Recently, The Week’s Bonnie Kristian covered the burgeoning conservative movement against the death penalty. She questioned whether a pro-life philosophy can coexist with a pro-death penalty position. She wrote,
Of course, there are some conservatives for whom capital punishment is already a pressing issue. “For those of us who are pro-life and maintain the far-from-radical notion that our government shouldn’t kill innocent Americans, the death penalty fails to live up to our standards,” argues Marc Hyden of Conservatives Concerned About The Death Penalty (CCATDP), a nonprofit that exists to question “a system marked by inefficiency, inequity, and inaccuracy.”
She notes,
As CCATDP enumerates, the problems and perils of capital punishment in modern America are many. There’s the risk — as in the Glossip case and too many others, like Marlon Howell or Cameron Todd Willingham — of accidentally killing an innocent person. More than 150 people sentenced to die in America have been exonerated in the last four decades, some after spending 30 years or more on death row.

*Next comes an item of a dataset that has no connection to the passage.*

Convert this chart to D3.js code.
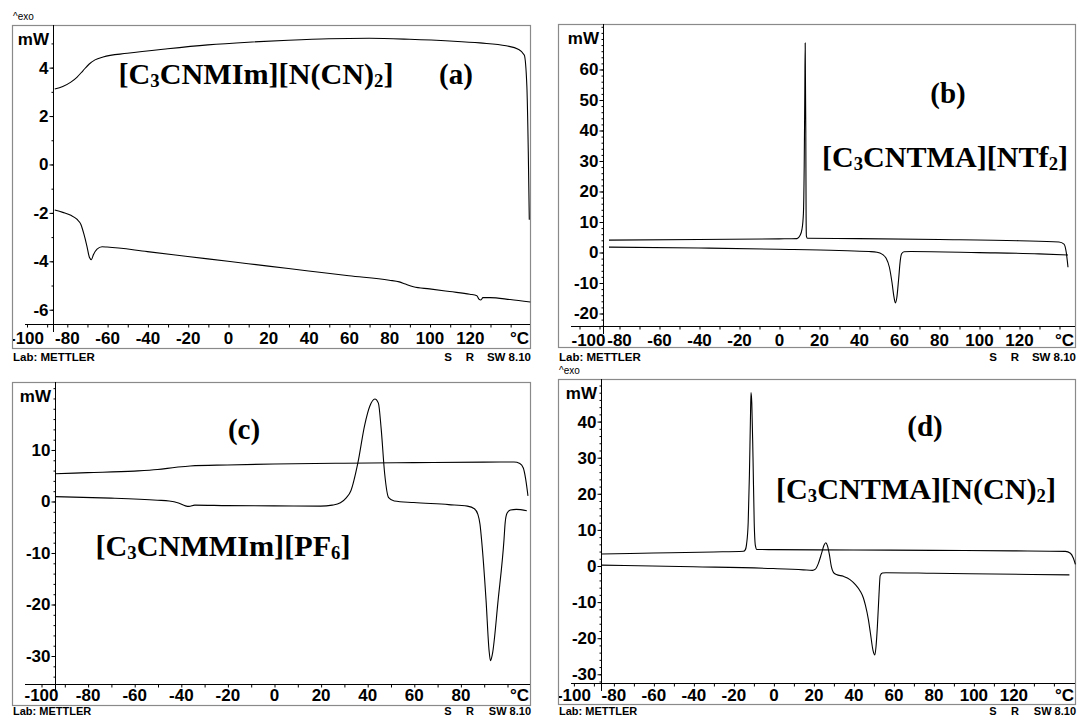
<!DOCTYPE html>
<html>
<head>
<meta charset="utf-8">
<script src="https://cdn.jsdelivr.net/npm/d3@7"></script>
<style>
body { margin: 0; background: #fff; }
svg text { font-family: "Liberation Sans", Arial, sans-serif; fill: #000; }
.tk text { font-family: "Liberation Sans", Arial, sans-serif; font-weight: bold; font-size: 17px; }
.name { font-family: "Liberation Serif", "Times New Roman", serif; font-weight: bold; }
</style>
</head>
<body>
<script>
// DSC curves: [temperature in °C, heat flow in mW]

// (a) [C3CNMIm][N(CN)2]
var curveA1 = [[-86,3.1],[-82,3.2],[-78,3.38],[-75,3.58],[-72,3.85],[-69,4.12],[-66,4.3],[-62,4.42],[-50,4.57],[-30,4.76],[-10,4.92],[10,5.03],[30,5.11],[50,5.17],[70,5.19],[90,5.15],[110,5.08],[125,5.0],[138,4.88],[144,4.74],[147,4.5],[148.3,3.2],[149,0.5],[149.5,-2.3]];
var curveA2 = [[-86,-1.9],[-82,-2.0],[-78,-2.12],[-75,-2.28],[-73,-2.5],[-71.5,-2.9],[-70,-3.4],[-68.8,-3.85],[-67.8,-3.95],[-66.8,-3.75],[-65,-3.52],[-62.5,-3.42],[-60,-3.43],[-40,-3.62],[-20,-3.82],[0,-4.02],[20,-4.22],[40,-4.42],[60,-4.62],[80,-4.8],[85,-4.87],[88,-4.96],[92,-5.07],[100,-5.16],[110,-5.27],[120,-5.38],[123.5,-5.44],[124.5,-5.58],[125.5,-5.62],[126.5,-5.52],[130,-5.52],[140,-5.6],[150,-5.7]];

// (b) [C3CNTMA][NTf2]
var curveB1 = [[-85,3.9],[-40,4.1],[0,4.3],[9,4.4],[10.5,5.4],[11.5,7.5],[12.2,12.5],[12.6,28],[12.9,52],[13.1,68.5],[13.4,40],[13.55,12],[13.7,5.2],[14.2,4.5],[40,4.4],[80,4.1],[120,3.7],[140,3.3],[142.5,2.6],[143.6,0],[144.5,-5]];
var curveB2 = [[-85,1.6],[-40,1.3],[0,0.9],[30,0.5],[45,0.15],[49,-0.1],[51.5,-0.7],[53.5,-2],[55.2,-5],[56.5,-10],[57.5,-14.8],[58.2,-16.7],[58.9,-15],[59.8,-9],[60.6,-3],[61.3,-0.6],[62.5,0.1],[66,0.15],[100,-0.2],[130,-0.6],[144.5,-1.0]];

// (c) [C3CNMMIm][PF6]
var curveC1 = [[-94,5.3],[-80,5.5],[-60,5.8],[-50,6.1],[-42,6.55],[-36,6.8],[-20,7.0],[0,7.18],[30,7.34],[60,7.45],[90,7.55],[103,7.57],[105.5,7.3],[107,6.4],[108,4.3],[109,1.0]];
var curveC2 = [[-94,0.85],[-70,0.55],[-50,0.15],[-45,0.0],[-41,-0.4],[-38,-0.95],[-36.5,-1.05],[-34,-0.8],[-20,-0.9],[0,-0.95],[20,-1.0],[25,-0.8],[28.5,-0.35],[31,0.6],[33,2.0],[36,7.4],[38.9,14.7],[41.1,18.4],[43.3,19.8],[44.8,19.0],[46,14],[47.5,5.3],[49.2,0.65],[51.6,0],[60,-0.3],[75,-0.7],[83,-1.0],[86,-1.5],[87.5,-2.6],[88.4,-4.5],[89.1,-7.6],[91,-19.2],[92.3,-29],[92.9,-31],[93.7,-29.8],[96.2,-19.2],[98.7,-7.6],[99.2,-4.3],[100,-2.4],[101.5,-1.75],[104,-1.62],[108.5,-1.9]];

// (d) [C3CNTMA][N(CN)2]
var curveD1 = [[-86,3.2],[-60,3.45],[-30,3.75],[-15,3.95],[-14,4.4],[-13.4,6],[-12.6,12],[-12,25],[-11.5,40],[-11.2,47.9],[-10.8,45],[-10.2,30],[-9.6,12],[-9.0,5.5],[-8.3,4.45],[0,4.4],[40,4.3],[80,4.2],[120,4.05],[146,3.9],[148.5,3.4],[150,2.0],[151,0.3]];
var curveD2 = [[-86,0.1],[-40,-0.35],[0,-0.85],[15,-1.2],[19.5,-1.35],[21,-1.0],[22.5,0.6],[24,3.2],[25.3,5.6],[26.2,6.3],[27,5.5],[28,3],[29,-0.4],[30,-1.9],[31.5,-2.5],[35,-3.0],[38.3,-3.9],[41,-5.3],[43.5,-7.2],[45,-9],[46,-11],[47.5,-15],[48.5,-18.7],[49.8,-23.5],[50.7,-24.8],[51.3,-22.5],[52,-16.8],[52.8,-8],[53.4,-2.8],[54.5,-2.1],[56.3,-2.0],[80,-2.15],[110,-2.35],[148,-2.6]];

// tick labels
var xTicksLong = [-100,-80,-60,-40,-20,0,20,40,60,80,100,120];
var xTicksShort = [-100,-80,-60,-40,-20,0,20,40,60,80];
var yTicksA = [-6,-4,-2,0,2,4];
var yTicksB = [-20,-10,0,10,20,30,40,50,60];
var yTicksC = [-30,-20,-10,0,10];
var yTicksD = [-30,-20,-10,0,10,20,30,40];

// sample names, [text, isSubscript]
var nameA = [["[C",0],["3",1],["CNMIm][N(CN)",0],["2",1],["]",0]];
var nameB = [["[C",0],["3",1],["CNTMA][NTf",0],["2",1],["]",0]];
var nameC = [["[C",0],["3",1],["CNMMIm][PF",0],["6",1],["]",0]];
var nameD = [["[C",0],["3",1],["CNTMA][N(CN)",0],["2",1],["]",0]];

// layout of the four screenshots
var panels = [
	{id:"a", frame:[12,25,519,324], yAxisX:53, xAxisY:324, xDom:[-100,150], xRange:[26.5,530.3], yDom:[-6.61,5.74],
	 xTicks:xTicksLong, xMinor:[-100,140], yTicks:yTicksA, yMinor:[-6,5,1], curves:[curveA1,curveA2], exo:true, clipFirst:true, firstShift:0, labelPad:8,
	 name:nameA, nameX:256, nameY:84, nameW:275, label:"(a)", labelX:456, labelY:84, footY:361, footSize:11.5},
	{id:"b", frame:[558,24,518,324], yAxisX:603, xAxisY:326, xDom:[-100,148.5], xRange:[579,1076], yDom:[-24.26,74.75],
	 xTicks:xTicksLong, xMinor:[-100,140], yTicks:yTicksB, yMinor:[-24,74,2], curves:[curveB1,curveB2], exo:false, clipFirst:false, firstShift:9, labelPad:8,
	 name:nameB, nameX:945, nameY:167, nameW:246, label:"(b)", labelX:948, labelY:103, footY:361, footSize:11.5},
	{id:"c", frame:[12,382,519,324], yAxisX:55, xAxisY:684, xDom:[-100,110], xRange:[41,530.3], yDom:[-35.53,23.1],
	 xTicks:xTicksShort, xMinor:[-100,100], yTicks:yTicksC, yMinor:[-34,22,2], curves:[curveC1,curveC2], exo:false, clipFirst:false, firstShift:0, labelPad:5,
	 name:nameC, nameX:223, nameY:556, nameW:255, label:"(c)", labelX:244, labelY:439, footY:715, footSize:11},
	{id:"d", frame:[558,379,518,326], yAxisX:601, xAxisY:683, xDom:[-100,151], xRange:[573.4,1075.4], yDom:[-32.55,51.66],
	 xTicks:xTicksLong, xMinor:[-100,140], yTicks:yTicksD, yMinor:[-32,50,2], curves:[curveD1,curveD2], exo:true, clipFirst:true, firstShift:0, labelPad:6,
	 name:nameD, nameX:916, nameY:499, nameW:280, label:"(d)", labelX:925, labelY:436, footY:715, footSize:11}
];

var width = 1080, height = 717;

var svg = d3.select("body").append("svg")
	.attr("width", width)
	.attr("height", height);
svg.append("rect").attr("width", width).attr("height", height).attr("fill", "#fff");
var defs = svg.append("defs");

var minusText = function(d){ return d < 0 ? "-" + Math.abs(d) : d; };

var drawPanel = function(p) {
	var fx = p.frame[0], fy = p.frame[1], fw = p.frame[2], fh = p.frame[3];
	var g = svg.append("g").attr("class", "panel-" + p.id);

	defs.append("clipPath").attr("id", "clip-" + p.id)
		.append("rect").attr("x", fx + 1).attr("y", fy).attr("width", fw - 1).attr("height", fh);

	var x = d3.scaleLinear().domain(p.xDom).range(p.xRange);
	var y = d3.scaleLinear().domain(p.yDom).range([p.xAxisY, fy]);

	// frame of the screenshot
	g.append("rect")
		.attr("x", fx + 0.5).attr("y", fy + 0.5)
		.attr("width", fw - 1).attr("height", fh - 1)
		.attr("fill", "none").attr("stroke", "#8a8a8a").attr("stroke-width", 1.2);

	// x axis: line, ticks every 10 °C, labels every 20 °C
	g.append("line")
		.attr("x1", fx + 13).attr("x2", fx + fw - 1)
		.attr("y1", p.xAxisY + 0.5).attr("y2", p.xAxisY + 0.5)
		.attr("stroke", "#000");
	var xMinorAxis = d3.axisBottom(x)
		.tickValues(d3.range(p.xMinor[0], p.xMinor[1] + 1, 10))
		.tickSize(3).tickFormat("");
	g.append("g").attr("transform", "translate(0.5," + (p.xAxisY + 0.5) + ")")
		.call(xMinorAxis)
		.call(function(s){ s.select(".domain").remove(); });

	var xAxis = d3.axisBottom(x).tickValues(p.xTicks).tickSize(0).tickPadding(p.labelPad).tickFormat(minusText);
	var xWrap = g.append("g");
	if (p.clipFirst) xWrap.attr("clip-path", "url(#clip-" + p.id + ")");
	var xl = xWrap.append("g").attr("class", "tk")
		.attr("transform", "translate(0," + p.xAxisY + ")")
		.call(xAxis)
		.call(function(s){ s.select(".domain").remove(); });
	xl.attr("font-family", null).attr("font-size", null);
	xl.selectAll(".tick text")
		.filter(function(d){ return d === p.xTicks[0]; })
		.attr("x", p.firstShift);

	g.append("text")
		.attr("x", fx + fw - 2).attr("y", p.xAxisY + p.labelPad + 12)
		.attr("text-anchor", "end")
		.style("font-weight", "bold").style("font-size", "17px")
		.text("°C");

	// y axis
	g.append("line")
		.attr("x1", p.yAxisX + 0.5).attr("x2", p.yAxisX + 0.5)
		.attr("y1", fy).attr("y2", p.xAxisY + 8)
		.attr("stroke", "#000");
	var yMinorAxis = d3.axisLeft(y)
		.tickValues(d3.range(p.yMinor[0], p.yMinor[1] + 0.001, p.yMinor[2]))
		.tickSize(2).tickFormat("");
	g.append("g").attr("transform", "translate(" + (p.yAxisX + 0.5) + ",0.5)")
		.call(yMinorAxis)
		.call(function(s){ s.select(".domain").remove(); });
	var yAxis = d3.axisLeft(y).tickValues(p.yTicks).tickSize(4).tickPadding(1).tickFormat(minusText);
	var yl = g.append("g").attr("class", "tk")
		.attr("transform", "translate(" + (p.yAxisX + 0.5) + ",0.5)")
		.call(yAxis)
		.call(function(s){ s.select(".domain").remove(); });
	yl.attr("font-family", null).attr("font-size", null);

	g.append("text")
		.attr("x", p.yAxisX - 4).attr("y", fy + 20)
		.attr("text-anchor", "end")
		.style("font-weight", "bold").style("font-size", "17px")
		.text("mW");

	// curves
	var line = d3.line()
		.x(function(d){ return x(d[0]); })
		.y(function(d){ return y(d[1]); })
		.curve(d3.curveMonotoneX);
	g.append("g").attr("clip-path", "url(#clip-" + p.id + ")")
		.selectAll("path")
		.data(p.curves)
		.enter()
		.append("path")
		.attr("d", line)
		.attr("fill", "none")
		.attr("stroke", "#000")
		.attr("stroke-width", 1.1);

	// sample name and panel letter
	var nm = g.append("text").attr("class", "name")
		.attr("x", p.nameX).attr("y", p.nameY)
		.attr("text-anchor", "middle")
		.attr("font-size", 29)
		.attr("textLength", p.nameW)
		.attr("lengthAdjust", "spacingAndGlyphs");
	var shifted = false;
	p.name.forEach(function(part){
		var t = nm.append("tspan").text(part[0]);
		if (part[1]) { t.attr("font-size", 18).attr("dy", 3); shifted = true; }
		else if (shifted) { t.attr("dy", -3); shifted = false; }
	});
	g.append("text").attr("class", "name")
		.attr("x", p.labelX).attr("y", p.labelY)
		.attr("text-anchor", "middle")
		.attr("font-size", 29)
		.text(p.label);

	// software footer
	if (p.exo) {
		g.append("text").attr("x", fx + 1).attr("y", fy - 5)
			.style("font-size", "10px").text("^exo");
	}
	var fr = fx + fw;
	var foot = [["Lab: METTLER", fx + 1, "start"], ["S", fr - 83, "middle"], ["R", fr - 61, "middle"], ["SW 8.10", fr, "end"]];
	foot.forEach(function(f){
		g.append("text").attr("x", f[1]).attr("y", p.footY).attr("text-anchor", f[2])
			.style("font-size", p.footSize + "px").style("font-weight", "bold").text(f[0]);
	});
};

panels.forEach(drawPanel);
</script>
</body>
</html>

She also highlights the racial and economic disparities as well as the high cost of capital punishment as compared to life-without-parole. Additionally, Kristian makes it clear that the death penalty is riddled with failures, as she wrote,
With inequities like these, Hyden argues, there’s nothing “limited or wise about giving an error-prone government the power to kill its citizens, especially when many of us don’t trust the state to even deliver mail.”